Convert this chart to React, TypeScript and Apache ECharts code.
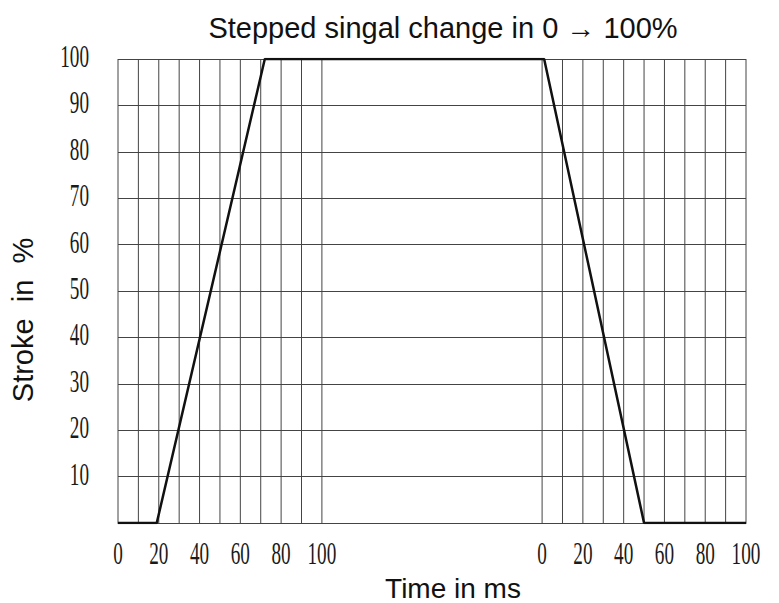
import React, { useEffect, useRef } from "react";
import * as echarts from "echarts";

// Axis position (in axis units) where the second segment's 0 ms starts
const SEGMENT_OFFSET = 208;
const AXIS_MAX = 308;

// Vertical grid positions within each segment (ms)
const GRID_MS = [0, 10, 20, 30, 40, 50, 60, 70, 80, 90, 100];
// X tick labels within each segment (ms)
const TICK_MS = [0, 20, 40, 60, 80, 100];
// Y tick labels (%)
const TICK_PCT = [10, 20, 30, 40, 50, 60, 70, 80, 90, 100];

// Rising edge segment: time (ms) and stroke (%)
const RISE_MS = [0, 19, 72, 100];
const RISE_PCT = [0, 0, 100, 100];
// Falling edge segment: time (ms) and stroke (%)
const FALL_MS = [0, 1, 50, 100];
const FALL_PCT = [100, 100, 0, 0];

const TITLE = "Stepped singal change in 0 \u2192 100%";
const X_NAME = "Time in ms";
const Y_NAME = "Stroke  in  %";

const SERIF = "'Liberation Serif', 'DejaVu Serif', serif";
const SANS = "'Liberation Sans', Arial, sans-serif";

export default function App() {
  const ref = useRef<HTMLDivElement>(null);

  useEffect(() => {
    if (!ref.current) return;
    const chart = echarts.init(ref.current, undefined, { renderer: "svg" });

    const lineData: number[][] = [
      ...RISE_MS.map((t, i) => [t, RISE_PCT[i]]),
      ...FALL_MS.map((t, i) => [t + SEGMENT_OFFSET, FALL_PCT[i]]),
    ];
    const gridData: number[][] = [
      ...GRID_MS.map((t) => [t, 0]),
      ...GRID_MS.map((t) => [t + SEGMENT_OFFSET, 0]),
    ];

    chart.setOption({
      animation: false,
      backgroundColor: "#ffffff",
      grid: { left: 118, right: 33, top: 59, bottom: 80, containLabel: false },
      xAxis: {
        type: "value",
        min: 0,
        max: AXIS_MAX,
        axisLine: { show: true, lineStyle: { color: "#444", width: 1 } },
        axisTick: { show: false },
        splitLine: { show: false },
        axisLabel: { show: false },
      },
      yAxis: {
        type: "value",
        min: 0,
        max: 100,
        interval: 10,
        axisLine: { show: false },
        axisTick: { show: false },
        splitLine: { show: true, lineStyle: { color: "#444", width: 1 } },
        axisLabel: { show: false },
      },
      series: [
        {
          type: "custom",
          silent: true,
          z: 1,
          data: gridData,
          encode: { x: 0, y: 1 },
          renderItem: (_params: any, api: any) => {
            const x = api.value(0);
            const p0 = api.coord([x, 0]);
            const p1 = api.coord([x, 100]);
            return {
              type: "line",
              shape: { x1: p0[0], y1: p0[1], x2: p1[0], y2: p1[1] },
              style: { stroke: "#444", lineWidth: 1 },
            };
          },
        },
        {
          type: "line",
          z: 3,
          data: lineData,
          symbol: "none",
          lineStyle: { color: "#111", width: 2.5 },
        },
      ],
    });

    // Narrow tick labels positioned through the chart's own axes
    const labelFont = `32px ${SERIF}`;
    const toPx = (x: number, y: number) =>
      chart.convertToPixel({ xAxisIndex: 0, yAxisIndex: 0 }, [x, y]) as number[];

    const xLabels: any[] = [];
    [0, SEGMENT_OFFSET].forEach((off) => {
      TICK_MS.forEach((t) => {
        const p = toPx(t + off, 0);
        xLabels.push({
          type: "text",
          x: p[0],
          y: p[1] + 30,
          scaleX: 0.6,
          style: {
            text: String(t),
            font: labelFont,
            fill: "#1a1a1a",
            textAlign: "center",
            textVerticalAlign: "middle",
          },
        });
      });
    });
    const yLabels: any[] = TICK_PCT.map((v) => {
      const p = toPx(0, v);
      return {
        type: "text",
        x: 89,
        y: p[1] - 3,
        scaleX: 0.6,
        style: {
          text: String(v),
          font: labelFont,
          fill: "#1a1a1a",
          textAlign: "right",
          textVerticalAlign: "middle",
        },
      };
    });

    chart.setOption({
      graphic: [
        {
          type: "text",
          x: 443,
          y: 28,
          style: {
            text: TITLE,
            font: `29px ${SANS}`,
            fill: "#111",
            textAlign: "center",
            textVerticalAlign: "middle",
          },
        },
        {
          type: "text",
          x: 453,
          y: 588,
          style: {
            text: X_NAME,
            font: `28px ${SANS}`,
            fill: "#111",
            textAlign: "center",
            textVerticalAlign: "middle",
          },
        },
        {
          type: "text",
          x: 23,
          y: 320,
          rotation: Math.PI / 2,
          style: {
            text: Y_NAME,
            font: `29px ${SANS}`,
            fill: "#111",
            textAlign: "center",
            textVerticalAlign: "middle",
          },
        },
        ...xLabels,
        ...yLabels,
      ],
    });

    return () => chart.dispose();
  }, []);

  return (
    <div
      ref={ref}
      style={{ position: "fixed", left: 0, top: 0, width: 779, height: 603 }}
    />
  );
}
● ● ● ● ●
_Your task:_
Every line above should be repeated exactly; pictures stay out of the copy.

_Answer to this exercise:_
Convert this chart to React, TypeScript and Apache ECharts code.
import React, { useEffect, useRef } from "react";
import * as echarts from "echarts";

// Axis position (in axis units) where the second segment's 0 ms starts
const SEGMENT_OFFSET = 208;
const AXIS_MAX = 308;

// Vertical grid positions within each segment (ms)
const GRID_MS = [0, 10, 20, 30, 40, 50, 60, 70, 80, 90, 100];
// X tick labels within each segment (ms)
const TICK_MS = [0, 20, 40, 60, 80, 100];
// Y tick labels (%)
const TICK_PCT = [10, 20, 30, 40, 50, 60, 70, 80, 90, 100];

// Rising edge segment: time (ms) and stroke (%)
const RISE_MS = [0, 19, 72, 100];
const RISE_PCT = [0, 0, 100, 100];
// Falling edge segment: time (ms) and stroke (%)
const FALL_MS = [0, 1, 50, 100];
const FALL_PCT = [100, 100, 0, 0];

const TITLE = "Stepped singal change in 0 \u2192 100%";
const X_NAME = "Time in ms";
const Y_NAME = "Stroke  in  %";

const SERIF = "'Liberation Serif', 'DejaVu Serif', serif";
const SANS = "'Liberation Sans', Arial, sans-serif";

export default function App() {
  const ref = useRef<HTMLDivElement>(null);

  useEffect(() => {
    if (!ref.current) return;
    const chart = echarts.init(ref.current, undefined, { renderer: "svg" });

    const lineData: number[][] = [
      ...RISE_MS.map((t, i) => [t, RISE_PCT[i]]),
      ...FALL_MS.map((t, i) => [t + SEGMENT_OFFSET, FALL_PCT[i]]),
    ];
    const gridData: number[][] = [
      ...GRID_MS.map((t) => [t, 0]),
      ...GRID_MS.map((t) => [t + SEGMENT_OFFSET, 0]),
    ];

    chart.setOption({
      animation: false,
      backgroundColor: "#ffffff",
      grid: { left: 118, right: 33, top: 59, bottom: 80, containLabel: false },
      xAxis: {
        type: "value",
        min: 0,
        max: AXIS_MAX,
        axisLine: { show: true, lineStyle: { color: "#444", width: 1 } },
        axisTick: { show: false },
        splitLine: { show: false },
        axisLabel: { show: false },
      },
      yAxis: {
        type: "value",
        min: 0,
        max: 100,
        interval: 10,
        axisLine: { show: false },
        axisTick: { show: false },
        splitLine: { show: true, lineStyle: { color: "#444", width: 1 } },
        axisLabel: { show: false },
      },
      series: [
        {
          type: "custom",
          silent: true,
          z: 1,
          data: gridData,
          encode: { x: 0, y: 1 },
          renderItem: (_params: any, api: any) => {
            const x = api.value(0);
            const p0 = api.coord([x, 0]);
            const p1 = api.coord([x, 100]);
            return {
              type: "line",
              shape: { x1: p0[0], y1: p0[1], x2: p1[0], y2: p1[1] },
              style: { stroke: "#444", lineWidth: 1 },
            };
          },
        },
        {
          type: "line",
          z: 3,
          data: lineData,
          symbol: "none",
          lineStyle: { color: "#111", width: 2.5 },
        },
      ],
    });

    // Narrow tick labels positioned through the chart's own axes
    const labelFont = `32px ${SERIF}`;
    const toPx = (x: number, y: number) =>
      chart.convertToPixel({ xAxisIndex: 0, yAxisIndex: 0 }, [x, y]) as number[];

    const xLabels: any[] = [];
    [0, SEGMENT_OFFSET].forEach((off) => {
      TICK_MS.forEach((t) => {
        const p = toPx(t + off, 0);
        xLabels.push({
          type: "text",
          x: p[0],
          y: p[1] + 30,
          scaleX: 0.6,
          style: {
            text: String(t),
            font: labelFont,
            fill: "#1a1a1a",
            textAlign: "center",
            textVerticalAlign: "middle",
          },
        });
      });
    });
    const yLabels: any[] = TICK_PCT.map((v) => {
      const p = toPx(0, v);
      return {
        type: "text",
        x: 89,
        y: p[1] - 3,
        scaleX: 0.6,
        style: {
          text: String(v),
          font: labelFont,
          fill: "#1a1a1a",
          textAlign: "right",
          textVerticalAlign: "middle",
        },
      };
    });

    chart.setOption({
      graphic: [
        {
          type: "text",
          x: 443,
          y: 28,
          style: {
            text: TITLE,
            font: `29px ${SANS}`,
            fill: "#111",
            textAlign: "center",
            textVerticalAlign: "middle",
          },
        },
        {
          type: "text",
          x: 453,
          y: 588,
          style: {
            text: X_NAME,
            font: `28px ${SANS}`,
            fill: "#111",
            textAlign: "center",
            textVerticalAlign: "middle",
          },
        },
        {
          type: "text",
          x: 23,
          y: 320,
          rotation: Math.PI / 2,
          style: {
            text: Y_NAME,
            font: `29px ${SANS}`,
            fill: "#111",
            textAlign: "center",
            textVerticalAlign: "middle",
          },
        },
        ...xLabels,
        ...yLabels,
      ],
    });

    return () => chart.dispose();
  }, []);

  return (
    <div
      ref={ref}
      style={{ position: "fixed", left: 0, top: 0, width: 779, height: 603 }}
    />
  );
}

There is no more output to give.